Flexibility vs Mobility
Flexibility and mobility go hand in hand but are not the same thing. Flexibility is a passive ROM which does not require coordination, core strength, or stability. Mobility, on the other hand, is a person’s ability to actively move a joint through its ROM, for example, the ability to control the shoulder through its full ROM in a functional movement like an overhead press. This is why solely stretching without drills to control the joint in the ROM could potentially hold back your overhead gains.
Activation & Stability Drills
There are a number of drills that can reinforce correct shoulder movement patterns and improve a person’s mobility. Here are a few of my favorite drills.
I, T, & Y Drill
The goal of this drill is to improve how the shoulder blade moves. In proper movement, the low trap will help the scapula rotate upwardly, freeing up area for the humerus to move overhead and avoid pinching the supraspinatus (rotator cuff muscle)under the acromion (part of the scapula). If you feel a pinching in your shoulder when you lift overhead this could be the cause.

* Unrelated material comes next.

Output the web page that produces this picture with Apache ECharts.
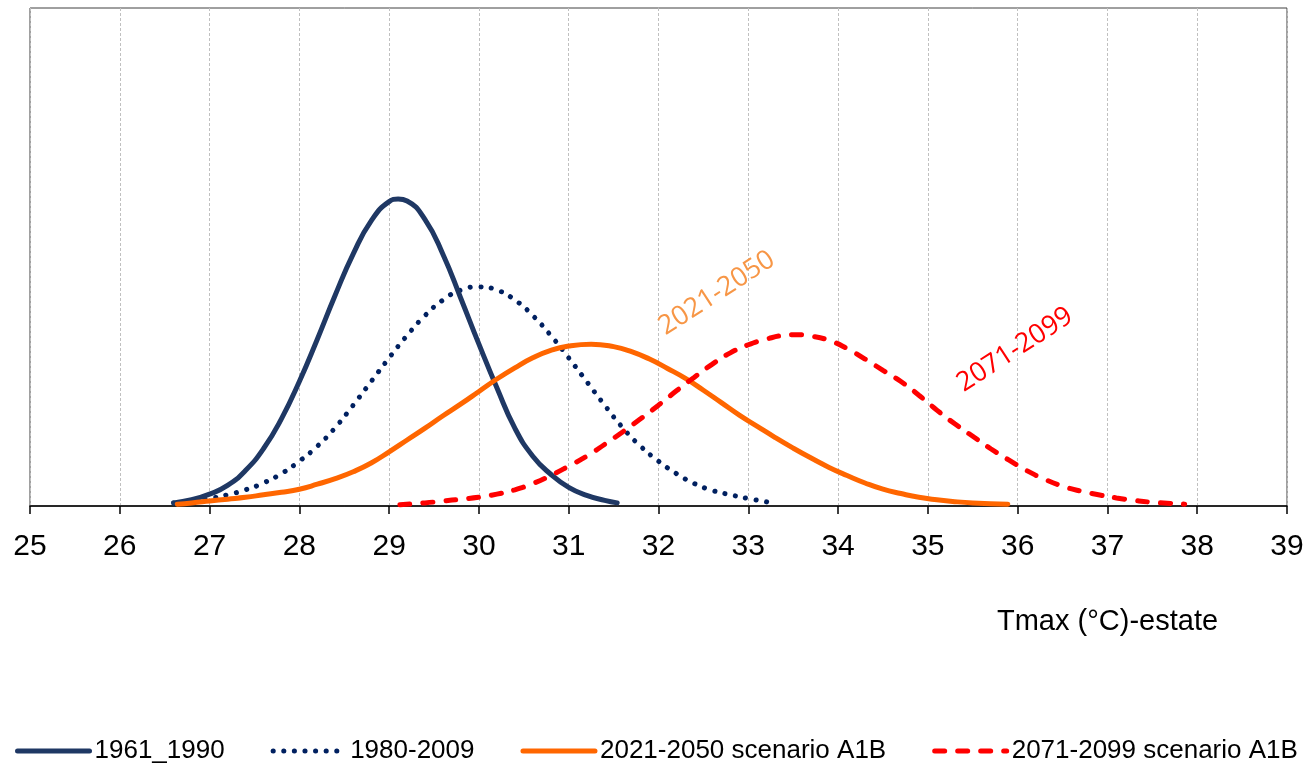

This drill should be done with no weight and as you progress light weights may be added. Start by lying face down on a box or bench; you will complete the following drills with the thumb pointed to the sky and arms locked out. For the “I” the arm will be straight overhead, for the “Y” the arm will be slightly out to the side, and for the “T” the arm will be to the side. To perform each drill simple lower the arm to the floor and raise it in the directions just mentioned above. You can perform 2-3 sets of 10 per arm.
The left picture is the correct position for the T drill / The right picture is incorrect due to the trap being overactive and the shoulder is elevated.

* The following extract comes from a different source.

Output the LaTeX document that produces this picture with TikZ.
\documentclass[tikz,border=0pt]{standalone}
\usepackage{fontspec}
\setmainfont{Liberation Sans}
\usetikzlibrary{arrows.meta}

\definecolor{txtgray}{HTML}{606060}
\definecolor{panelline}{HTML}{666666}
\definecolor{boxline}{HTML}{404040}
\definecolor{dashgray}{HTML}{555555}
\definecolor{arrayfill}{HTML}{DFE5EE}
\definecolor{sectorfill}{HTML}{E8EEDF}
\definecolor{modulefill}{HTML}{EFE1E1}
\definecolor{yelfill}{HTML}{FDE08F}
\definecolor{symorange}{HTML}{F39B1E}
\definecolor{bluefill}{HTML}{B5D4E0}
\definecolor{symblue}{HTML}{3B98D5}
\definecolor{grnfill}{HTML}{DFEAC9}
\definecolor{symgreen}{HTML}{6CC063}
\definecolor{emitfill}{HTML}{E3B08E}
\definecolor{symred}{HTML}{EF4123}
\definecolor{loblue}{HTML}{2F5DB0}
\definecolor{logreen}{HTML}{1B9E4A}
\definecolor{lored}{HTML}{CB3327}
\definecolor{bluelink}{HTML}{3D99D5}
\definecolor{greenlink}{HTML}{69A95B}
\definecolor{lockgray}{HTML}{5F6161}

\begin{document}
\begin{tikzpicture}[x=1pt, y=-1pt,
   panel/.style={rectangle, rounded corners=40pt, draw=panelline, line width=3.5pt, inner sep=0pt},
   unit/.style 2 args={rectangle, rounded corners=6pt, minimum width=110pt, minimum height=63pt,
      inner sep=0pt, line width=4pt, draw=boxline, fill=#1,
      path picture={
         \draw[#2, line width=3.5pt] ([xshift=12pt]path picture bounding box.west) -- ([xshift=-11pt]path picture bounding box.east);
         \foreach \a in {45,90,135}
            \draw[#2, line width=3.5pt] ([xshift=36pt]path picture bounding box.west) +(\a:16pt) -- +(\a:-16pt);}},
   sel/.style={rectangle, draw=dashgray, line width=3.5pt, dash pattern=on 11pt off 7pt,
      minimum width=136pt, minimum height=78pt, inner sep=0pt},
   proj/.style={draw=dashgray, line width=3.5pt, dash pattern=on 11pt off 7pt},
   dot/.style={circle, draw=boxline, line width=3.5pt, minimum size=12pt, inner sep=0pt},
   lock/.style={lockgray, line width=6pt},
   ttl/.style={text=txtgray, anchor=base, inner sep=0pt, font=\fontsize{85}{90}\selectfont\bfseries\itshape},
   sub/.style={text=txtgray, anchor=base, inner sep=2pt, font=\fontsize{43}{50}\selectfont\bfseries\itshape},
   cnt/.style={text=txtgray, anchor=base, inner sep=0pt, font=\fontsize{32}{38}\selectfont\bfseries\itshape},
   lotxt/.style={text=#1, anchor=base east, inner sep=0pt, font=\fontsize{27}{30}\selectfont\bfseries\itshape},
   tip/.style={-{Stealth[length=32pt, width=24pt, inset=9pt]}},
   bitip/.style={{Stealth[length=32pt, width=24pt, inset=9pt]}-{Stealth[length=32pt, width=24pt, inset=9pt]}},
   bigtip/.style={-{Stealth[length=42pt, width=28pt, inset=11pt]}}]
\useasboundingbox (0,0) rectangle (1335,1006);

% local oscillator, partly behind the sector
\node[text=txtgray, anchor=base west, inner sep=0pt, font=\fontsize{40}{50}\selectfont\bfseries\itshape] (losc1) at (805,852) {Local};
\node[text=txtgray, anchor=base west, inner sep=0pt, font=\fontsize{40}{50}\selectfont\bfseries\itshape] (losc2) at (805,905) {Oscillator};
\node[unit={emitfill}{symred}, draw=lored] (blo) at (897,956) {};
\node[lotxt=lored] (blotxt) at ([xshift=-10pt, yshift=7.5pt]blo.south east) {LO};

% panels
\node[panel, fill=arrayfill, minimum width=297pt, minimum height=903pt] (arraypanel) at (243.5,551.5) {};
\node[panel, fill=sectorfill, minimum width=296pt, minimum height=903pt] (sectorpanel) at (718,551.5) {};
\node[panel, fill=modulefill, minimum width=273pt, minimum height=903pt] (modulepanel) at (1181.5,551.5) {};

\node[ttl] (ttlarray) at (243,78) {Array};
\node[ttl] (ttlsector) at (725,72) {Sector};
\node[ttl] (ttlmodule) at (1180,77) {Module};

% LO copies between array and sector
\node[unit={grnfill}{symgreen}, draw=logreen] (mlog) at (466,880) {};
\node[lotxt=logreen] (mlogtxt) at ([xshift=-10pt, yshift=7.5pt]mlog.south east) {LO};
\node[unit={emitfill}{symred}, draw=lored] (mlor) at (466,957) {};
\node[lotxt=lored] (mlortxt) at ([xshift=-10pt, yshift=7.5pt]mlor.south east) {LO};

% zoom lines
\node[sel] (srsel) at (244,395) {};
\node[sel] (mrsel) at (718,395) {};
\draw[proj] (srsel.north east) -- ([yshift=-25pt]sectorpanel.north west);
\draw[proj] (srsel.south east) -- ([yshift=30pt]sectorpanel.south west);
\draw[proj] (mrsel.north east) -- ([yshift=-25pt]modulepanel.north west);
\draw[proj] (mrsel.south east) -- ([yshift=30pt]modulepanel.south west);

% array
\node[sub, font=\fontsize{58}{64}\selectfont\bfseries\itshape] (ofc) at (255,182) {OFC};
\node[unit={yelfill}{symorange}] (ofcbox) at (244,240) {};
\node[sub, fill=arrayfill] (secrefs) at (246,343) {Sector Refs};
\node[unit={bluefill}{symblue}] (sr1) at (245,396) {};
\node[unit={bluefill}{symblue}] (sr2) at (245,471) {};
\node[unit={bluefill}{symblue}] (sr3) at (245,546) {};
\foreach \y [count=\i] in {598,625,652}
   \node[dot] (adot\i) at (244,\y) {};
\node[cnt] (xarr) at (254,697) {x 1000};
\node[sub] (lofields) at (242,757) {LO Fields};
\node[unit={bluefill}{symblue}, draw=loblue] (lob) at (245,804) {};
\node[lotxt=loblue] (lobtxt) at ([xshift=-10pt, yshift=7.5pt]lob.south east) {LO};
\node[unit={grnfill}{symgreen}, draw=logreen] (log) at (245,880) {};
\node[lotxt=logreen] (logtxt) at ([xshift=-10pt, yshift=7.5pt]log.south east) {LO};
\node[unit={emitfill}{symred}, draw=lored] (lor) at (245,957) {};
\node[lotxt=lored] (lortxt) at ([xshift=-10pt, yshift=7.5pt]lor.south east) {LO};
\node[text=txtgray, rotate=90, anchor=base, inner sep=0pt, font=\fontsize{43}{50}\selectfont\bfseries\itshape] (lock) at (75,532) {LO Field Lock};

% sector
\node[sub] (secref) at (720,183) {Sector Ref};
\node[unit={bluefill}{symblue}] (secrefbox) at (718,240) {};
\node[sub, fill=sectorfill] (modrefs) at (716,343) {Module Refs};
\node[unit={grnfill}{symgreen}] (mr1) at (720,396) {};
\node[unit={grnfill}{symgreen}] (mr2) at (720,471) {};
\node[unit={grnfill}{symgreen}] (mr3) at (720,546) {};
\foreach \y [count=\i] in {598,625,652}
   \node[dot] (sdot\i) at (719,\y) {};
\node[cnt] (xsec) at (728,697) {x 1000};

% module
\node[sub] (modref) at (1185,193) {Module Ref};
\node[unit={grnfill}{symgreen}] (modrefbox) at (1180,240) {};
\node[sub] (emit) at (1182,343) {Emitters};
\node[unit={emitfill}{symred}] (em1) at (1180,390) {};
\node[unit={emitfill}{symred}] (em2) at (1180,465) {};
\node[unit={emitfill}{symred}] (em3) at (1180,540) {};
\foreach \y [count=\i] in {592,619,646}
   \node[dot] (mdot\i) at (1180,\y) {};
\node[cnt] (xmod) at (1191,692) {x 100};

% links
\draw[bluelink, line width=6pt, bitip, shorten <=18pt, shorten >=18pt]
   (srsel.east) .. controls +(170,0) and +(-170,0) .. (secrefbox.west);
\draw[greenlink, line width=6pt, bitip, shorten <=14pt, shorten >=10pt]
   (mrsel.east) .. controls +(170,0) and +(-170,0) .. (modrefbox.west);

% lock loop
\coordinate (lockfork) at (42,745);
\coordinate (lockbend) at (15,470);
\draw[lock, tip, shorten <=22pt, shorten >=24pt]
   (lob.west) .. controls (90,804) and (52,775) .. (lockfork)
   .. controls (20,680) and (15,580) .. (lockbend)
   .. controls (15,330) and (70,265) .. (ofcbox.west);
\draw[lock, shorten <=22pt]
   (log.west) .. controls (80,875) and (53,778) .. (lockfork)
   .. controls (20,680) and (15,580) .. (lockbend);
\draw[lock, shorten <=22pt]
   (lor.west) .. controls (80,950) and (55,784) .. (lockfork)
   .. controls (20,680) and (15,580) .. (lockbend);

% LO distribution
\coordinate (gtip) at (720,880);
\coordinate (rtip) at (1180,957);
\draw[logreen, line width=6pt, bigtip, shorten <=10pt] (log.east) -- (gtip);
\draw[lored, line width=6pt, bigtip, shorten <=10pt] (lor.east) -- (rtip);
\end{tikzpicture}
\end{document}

It is important you do not feel the upper trap during this exercise because this means the upper trap may be overactive and is creating a faulty movement pattern for the shoulder blade. Instead, the athlete should feel the middle and lower fibers of the trap working. Think of it like this, the fibers are attached to the upper and side portions of the scapula so they can pull it down, upwardly rotating the scapula. The upper trap can help with upward rotation but is mainly used for elevation of the scapula.
Scapular Rotation (Mike Roberson, T-nation. “Push-ups, Face pulls and Shrugs”.T-nation.com. N.p., 2016. Web. 25 Aug. 2016)
The biceps and triceps originate from different parts of the scapula, so if your biceps and triceps are not flexible they may not be active in a full ROM, affecting the overhead position. The bicep and triceps opener drills are a fantastic way to increase your strength and stability through bigger ROM and comes from the great mind of Julien Pineau. In the triceps opener video, Pineau also talks about the importance of the latissimus dorsi (lat) in overhead ROM.
Julien Pineau describes both exercises in the videos below:
In the videos, Pineau describes the importance of being able to be active in the full ROM Things worth noting in the bicep opener video is the importance of the short head of the bicep and its role with shoulder mobility. Pineau gives the example of an elite level gymnast performing an iron cross and how the humerus is slightly internally rotated, allowing the short head of the bicep to aid in overall strength and stability in the shoulder joint. He states the principle is that a weak muscle is a short muscle and that if the short head of the bicep is weak, and therefore short, it will impede overhead ROM. In the triceps opener video, Pineau talks about the hindrance that a tight lat can have on the overhead ROM and how the triceps opener drill will open the lat, allowing the athlete to reach full ROM under tension.
Bottoms up KB walk with a protracted scapula
This drill will help the shoulder blade stay hugged to the ribcage preventing a winged scapula when you move overhead. To perform the drill take a light kettlebell and hold it with elbow at shoulder height and the bottom of the KB facing the ceiling. Next, push the shoulder forward (protracted) and begin your walk. You may feel the outside of the shoulder working which is good to strengthen your external rotators and you may also feel more under the armpit towards where the serratus anterior (commonly known as the boxer muscle) is located.The serratus anterior muscle is what helps hold the scapula close to the rib cage. It’s important that when you lift overhead your scapula does not lift from the rib cage because this can lead to injury. I would recommend 3x50ft per arm in your warmup.
The left photo is good position / The right photo is a winged scapula.
The left picture is the correct position / The right picture is the incorrect position because the shoulder is retracted
Get After It!
These were just a few of my favorite drills to improve shoulder mobility. Even though many other things contribute to shoulder health such as core stability, hip flexor tightness, and spinal erector tightness, these drills are a smart place to start. If there is speculation of a serious injury, seek health care professional. I hope you all find as much success with these drills as I have!